Si le joueur n’avait pas encore donné son accord, il était désormais certain que la marche à avenir serait la même: continuer à envoyer des vidéastes pour filmer à travers le pays ce qui en valait le coup. Ceux-ci devaient également tisser un réseau de connaissances, voire d’amitiés au niveau local pour intégrer les playgrounds de street et connaître les joueurs.

Ce même été,  AND1 annonce la mise en place d’un match avec ses joueurs « Platinum », qui se tiendra fin octobre au Hunter College de l’Université de New York. Avec seulement deux mois pour préparer l’évènement, l’équipe marketing se tourne vers Skip et Main Event pour rassembler deux escouades de joueurs. Dans le même temps, AND1 se met en relation avec des labels de musique pour avoir une bande son de qualité. Enfin, il fallait communiquer, mieux et plus, au monde. Si rassembler des joueurs pour un match était une chose, c’en était une autre d’en faire la promotion, de vendre des tickets, de trouver un rappeur pour l’après-match etc….Ainsi naquit le And1 Mixtape Tour qui prendra vit en 2000 et 2001 notamment.
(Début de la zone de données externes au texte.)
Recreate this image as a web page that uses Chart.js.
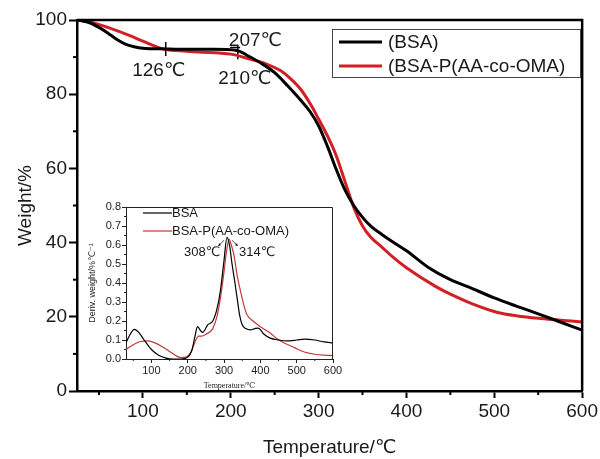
<!DOCTYPE html>
<html>
<head>
<meta charset="utf-8">
<script src="https://cdn.jsdelivr.net/npm/chart.js@4.4.0/dist/chart.umd.min.js"></script>
<style>
  html, body { margin: 0; padding: 0; background: #fff; }
  #wrap { position: relative; width: 600px; height: 459px; }
  #main { position: absolute; left: 0; top: 0; }
  #inset { position: absolute; left: 80px; top: 195px; }
</style>
</head>
<body>
<div id="wrap">
  <canvas id="main" width="600" height="459"></canvas>
  <canvas id="inset" width="265" height="197"></canvas>
</div>
<script>
// TGA curves (main plot)
const tgaTempBsa = [25, 40, 50, 60, 70, 80, 90, 100, 126, 150, 180, 207, 220, 235, 250, 265, 280, 290, 300, 310, 320, 330, 340, 350, 360, 372, 385, 400, 425, 450, 475, 500, 525, 550, 575, 600];
const tgaBsa = [100, 99.2, 98, 96.5, 94.8, 93.5, 92.8, 92.4, 92.2, 92.1, 92.1, 91.8, 90.3, 88.3, 85.8, 82.2, 78.3, 75.4, 71.5, 66, 59.8, 54.2, 50, 46.8, 44.3, 42.2, 40.1, 37.8, 33.3, 30, 27.6, 25.1, 22.9, 20.8, 18.6, 16.4];
const tgaTempCopo = [25, 40, 60, 86, 100, 125, 150, 163, 200, 223, 240, 257, 268, 280, 292, 300, 310, 320, 330, 340, 350, 360, 372, 385, 400, 433, 450, 475, 505, 525, 550, 575, 600];
const tgaCopo = [100, 99.5, 98, 95.7, 94.3, 92.1, 91.6, 91.4, 90.8, 89.4, 88.2, 86.3, 84.2, 81.2, 76.8, 73.3, 68.8, 63.5, 56.5, 49.5, 44.5, 41.3, 38.8, 36, 33.2, 28.2, 26.1, 23.5, 21.1, 20.3, 19.6, 19.1, 18.6];

// DTG curves (inset)
const dtgTempBsa = [30, 40, 53, 65, 80, 100, 120, 140, 160, 180, 200, 212, 220, 227, 235, 241, 255, 269, 280, 290, 300, 308, 315, 322, 330, 336, 343, 350, 360, 372, 385, 394, 410, 427, 450, 474, 500, 521, 550, 575, 600];
const dtgBsa = [0.085, 0.125, 0.156, 0.14, 0.1, 0.05, 0.02, 0.005, 0, 0, 0.01, 0.05, 0.12, 0.17, 0.15, 0.14, 0.18, 0.2, 0.26, 0.36, 0.52, 0.64, 0.6, 0.5, 0.4, 0.32, 0.23, 0.18, 0.16, 0.153, 0.16, 0.163, 0.13, 0.11, 0.1, 0.095, 0.1, 0.105, 0.1, 0.09, 0.085];
const dtgTempCopo = [30, 50, 70, 90, 110, 130, 150, 170, 180, 195, 210, 220, 230, 238, 250, 269, 280, 290, 300, 307, 314, 320, 328, 336, 345, 355, 364, 380, 400, 427, 447, 470, 494, 521, 550, 575, 600];
const dtgCopo = [0.05, 0.075, 0.092, 0.095, 0.085, 0.065, 0.04, 0.015, 0.008, 0.01, 0.04, 0.09, 0.12, 0.12, 0.13, 0.16, 0.22, 0.32, 0.46, 0.57, 0.63, 0.6, 0.54, 0.44, 0.36, 0.28, 0.23, 0.2, 0.17, 0.137, 0.105, 0.08, 0.06, 0.037, 0.025, 0.02, 0.018];

// axis ticks
const mainTicksX = [100, 200, 300, 400, 500, 600];
const mainMinorX = [50, 150, 250, 350, 450, 550];
const mainTicksY = [0, 20, 40, 60, 80, 100];
const mainMinorY = [10, 30, 50, 70, 90];
const insetTicksX = [100, 200, 300, 400, 500, 600];
const insetMinorX = [50, 150, 250, 350, 450, 550];
const insetTicksY = [0, 0.1, 0.2, 0.3, 0.4, 0.5, 0.6, 0.7, 0.8];

// labels
const seriesNames = ["(BSA)", "(BSA-P(AA-co-OMA)"];
const insetNames = ["BSA", "BSA-P(AA-co-OMA)"];
const onsetNotes = [
  { text: "126℃", t: 118, w: 86.4 },
  { text: "207℃", t: 228, w: 94.4 },
  { text: "210℃", t: 216, w: 84.2 },
];
const peakNotes = [
  { text: "308℃", t: 240, v: 0.56 },
  { text: "314℃", t: 391, v: 0.56 },
];
const markTemp = [126, 208];
const markWeight = [92.2, 91.3];
const capTemp = [205];
const capWeight = [92.6];

const BLACK = "#000000";
const RED = "#d21f24";
const INSET_RED = "#c2383b";
const FONT = '"Liberation Sans", Arial, "DejaVu Sans", sans-serif';

const toPoints = (xs, ys) => xs.map((x, i) => ({ x, y: ys[i] }));

const drawMinor = (ctx, scale, values, area, len, horizontal) => {
  values.forEach((v) => {
    const p = scale.getPixelForValue(v);
    ctx.beginPath();
    if (horizontal) { ctx.moveTo(p, area.bottom); ctx.lineTo(p, area.bottom + len); }
    else { ctx.moveTo(area.left, p); ctx.lineTo(area.left - len, p); }
    ctx.stroke();
  });
};

const mainDecor = {
  id: "mainDecor",
  afterDraw(chart) {
    const { ctx, chartArea: a, scales: { x, y } } = chart;
    ctx.save();
    ctx.strokeStyle = BLACK;
    ctx.lineWidth = 2.5;
    ctx.beginPath();
    ctx.moveTo(a.left, a.top);
    ctx.lineTo(a.right, a.top);
    ctx.lineTo(a.right, a.bottom);
    ctx.stroke();

    ctx.lineWidth = 2;
    drawMinor(ctx, x, mainMinorX, a, 4, true);
    drawMinor(ctx, y, mainMinorY, a, 4, false);

    // legend box
    ctx.lineWidth = 1;
    ctx.strokeStyle = "#444";
    ctx.strokeRect(332.5, 29.5, 248, 48);
    ctx.font = `19px ${FONT}`;
    ctx.textBaseline = "middle";
    ctx.textAlign = "left";
    ctx.fillStyle = "#1a1a1a";
    [BLACK, RED].forEach((c, i) => {
      const ly = 42 + i * 24;
      ctx.strokeStyle = c;
      ctx.lineWidth = 3;
      ctx.beginPath();
      ctx.moveTo(339, ly);
      ctx.lineTo(382, ly);
      ctx.stroke();
      ctx.fillText(seriesNames[i], 388, ly + 1);
    });

    ctx.textAlign = "center";
    onsetNotes.forEach((n) => ctx.fillText(n.text, x.getPixelForValue(n.t), y.getPixelForValue(n.w)));
    ctx.restore();
  },
};

const insetDecor = {
  id: "insetDecor",
  afterDraw(chart) {
    const { ctx, chartArea: a, scales: { x, y } } = chart;
    ctx.save();
    ctx.strokeStyle = "#222";
    ctx.lineWidth = 1;
    ctx.beginPath();
    ctx.moveTo(a.left, a.top + 0.5);
    ctx.lineTo(a.right - 0.5, a.top + 0.5);
    ctx.lineTo(a.right - 0.5, a.bottom);
    ctx.stroke();
    drawMinor(ctx, x, insetMinorX, a, 2, true);
    drawMinor(ctx, y, insetTicksY.slice(0, -1).map((v) => v + 0.05), a, 2, false);

    ctx.font = `13px ${FONT}`;
    ctx.textBaseline = "middle";
    ctx.textAlign = "left";
    ctx.fillStyle = "#1a1a1a";
    [BLACK, INSET_RED].forEach((c, i) => {
      const ly = a.top + 6 + i * 18;
      ctx.strokeStyle = c;
      ctx.lineWidth = 1.2;
      ctx.beginPath();
      ctx.moveTo(a.left + 17, ly);
      ctx.lineTo(a.left + 46, ly);
      ctx.stroke();
      ctx.fillText(insetNames[i], a.left + 46, ly);
    });

    ctx.textAlign = "center";
    peakNotes.forEach((n) => ctx.fillText(n.text, x.getPixelForValue(n.t), y.getPixelForValue(n.v)));

    // small arrows pointing away from the peaks
    ctx.strokeStyle = "#222";
    ctx.fillStyle = "#222";
    ctx.lineWidth = 0.8;
    [[300, 0.625, 284, 0.595], [322, 0.625, 338, 0.595]].forEach(([t0, v0, t1, v1]) => {
      const x0 = x.getPixelForValue(t0), y0 = y.getPixelForValue(v0);
      const x1 = x.getPixelForValue(t1), y1 = y.getPixelForValue(v1);
      ctx.beginPath(); ctx.moveTo(x0, y0); ctx.lineTo(x1, y1); ctx.stroke();
      const ang = Math.atan2(y1 - y0, x1 - x0);
      ctx.beginPath();
      ctx.moveTo(x1, y1);
      ctx.lineTo(x1 - 3 * Math.cos(ang - 0.5), y1 - 3 * Math.sin(ang - 0.5));
      ctx.lineTo(x1 - 3 * Math.cos(ang + 0.5), y1 - 3 * Math.sin(ang + 0.5));
      ctx.fill();
    });
    ctx.restore();
  },
};

new Chart(document.getElementById("main"), {
  type: "line",
  data: {
    datasets: [
      { label: seriesNames[0], data: toPoints(tgaTempBsa, tgaBsa), borderColor: BLACK, borderWidth: 3, pointRadius: 0, cubicInterpolationMode: "monotone" },
      { label: seriesNames[1], data: toPoints(tgaTempCopo, tgaCopo), borderColor: RED, borderWidth: 3, pointRadius: 0, cubicInterpolationMode: "monotone" },
      { type: "scatter", label: "onset", data: toPoints(markTemp, markWeight), pointStyle: "line", rotation: 90, pointRadius: 7, borderColor: BLACK, borderWidth: 1.5 },
      { type: "scatter", label: "cap", data: toPoints(capTemp, capWeight), pointStyle: "line", rotation: 0, pointRadius: 5, borderColor: BLACK, borderWidth: 1.5 },
    ],
  },
  options: {
    responsive: false,
    animation: false,
    devicePixelRatio: 1,
    layout: { padding: { left: 0, top: 20, right: 17, bottom: 0 } },
    plugins: { legend: { display: false }, tooltip: { enabled: false } },
    scales: {
      x: {
        type: "linear", min: 25, max: 600,
        afterBuildTicks: (s) => { s.ticks = mainTicksX.map((value) => ({ value })); },
        afterFit: (s) => { s.height = 68; },
        border: { display: true, color: BLACK, width: 2.5 },
        grid: { drawOnChartArea: false, drawTicks: true, tickLength: 7, tickWidth: 2, tickColor: BLACK },
        ticks: { color: "#1a1a1a", font: { family: FONT, size: 19 }, padding: 2, maxRotation: 0 },
        title: { display: true, text: "Temperature/℃", color: "#1a1a1a", font: { family: FONT, size: 19 }, padding: { top: 0, bottom: 0 } },
      },
      y: {
        min: 0, max: 100,
        afterBuildTicks: (s) => { s.ticks = mainTicksY.map((value) => ({ value })); },
        afterFit: (s) => { s.width = 77; },
        border: { display: true, color: BLACK, width: 2.5 },
        grid: { drawOnChartArea: false, drawTicks: true, tickLength: 8, tickWidth: 2, tickColor: BLACK },
        ticks: { color: "#1a1a1a", font: { family: FONT, size: 19 }, padding: 2 },
        title: { display: true, text: "Weight/%", color: "#1a1a1a", font: { family: FONT, size: 19 }, padding: { top: 14, bottom: 0 } },
      },
    },
  },
  plugins: [mainDecor],
});

new Chart(document.getElementById("inset"), {
  type: "line",
  data: {
    datasets: [
      { label: insetNames[0], data: toPoints(dtgTempBsa, dtgBsa), borderColor: BLACK, borderWidth: 1.2, pointRadius: 0, cubicInterpolationMode: "monotone" },
      { label: insetNames[1], data: toPoints(dtgTempCopo, dtgCopo), borderColor: INSET_RED, borderWidth: 1.2, pointRadius: 0, cubicInterpolationMode: "monotone" },
    ],
  },
  options: {
    responsive: false,
    animation: false,
    devicePixelRatio: 1,
    layout: { padding: { left: 0, top: 12, right: 12, bottom: 0 } },
    plugins: { legend: { display: false }, tooltip: { enabled: false } },
    scales: {
      x: {
        type: "linear", min: 30, max: 600,
        afterBuildTicks: (s) => { s.ticks = insetTicksX.map((value) => ({ value })); },
        afterFit: (s) => { s.height = 33; },
        border: { display: true, color: "#222", width: 1 },
        grid: { drawOnChartArea: false, drawTicks: true, tickLength: 4, tickWidth: 1, tickColor: "#222" },
        ticks: { color: "#222", font: { family: FONT, size: 11 }, padding: 1, maxRotation: 0 },
        title: { display: true, text: "Temperature/℃", color: "#222", font: { family: '"Liberation Serif", "DejaVu Serif", serif', size: 8 }, padding: { top: 0, bottom: 1 } },
      },
      y: {
        min: 0, max: 0.8,
        afterBuildTicks: (s) => { s.ticks = insetTicksY.map((value) => ({ value })); },
        afterFit: (s) => { s.width = 46; },
        border: { display: true, color: "#222", width: 1 },
        grid: { drawOnChartArea: false, drawTicks: true, tickLength: 4, tickWidth: 1, tickColor: "#222" },
        ticks: { color: "#222", font: { family: FONT, size: 11 }, padding: 1, callback: (v) => Number(v).toFixed(1) },
        title: { display: true, text: "Deriv. weight/%℃⁻¹", color: "#222", font: { family: FONT, size: 9 }, padding: { top: 7, bottom: 0 } },
      },
    },
  },
  plugins: [insetDecor],
});
</script>
</body>
</html>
Le 31 octobre 1999, l’hiver est déjà sur Manhattan, toute la bande AND1 arrive de Philadelphie. Et malgré le froid, ils s’aperçoivent que les gens font la queue pour assister au match une bonne heure avant l’ouverture de la billetterie, la queue s’étendra tout du long de l’Université. Le gymnase sera évidemment plein à craquer et le spectacle au rendez-vous, avec en clou, un certain Mos Def!

Il faut préciser que plus tôt dans le mois, AND1 avait publié la seconde Mixtape, toujours en partenariat avec Footaction. On retrouve cette fois de nouveaux visages, en plus de Main Event, avec Headache, Future, Air Craft, Half Man et Shane. Et comme pour le premier opus, les magasins sont dévalisés. Le souci à présent est de s’internationaliser. La demande est plus que présente, les e-mails/lettres et appels affluent de partout pour se procurer une de ces cassettes. A New York même, certaines vidéos se vendaient beaucoup plus chers (25$) sous le comptoir ou sur Ebay. En juin 2000, l’annonce de la sortie de la Mixtape n°2: Le remix, fait bouillir d’impatience les fans et tous les Footaction du pays se battent pour avoir le produit.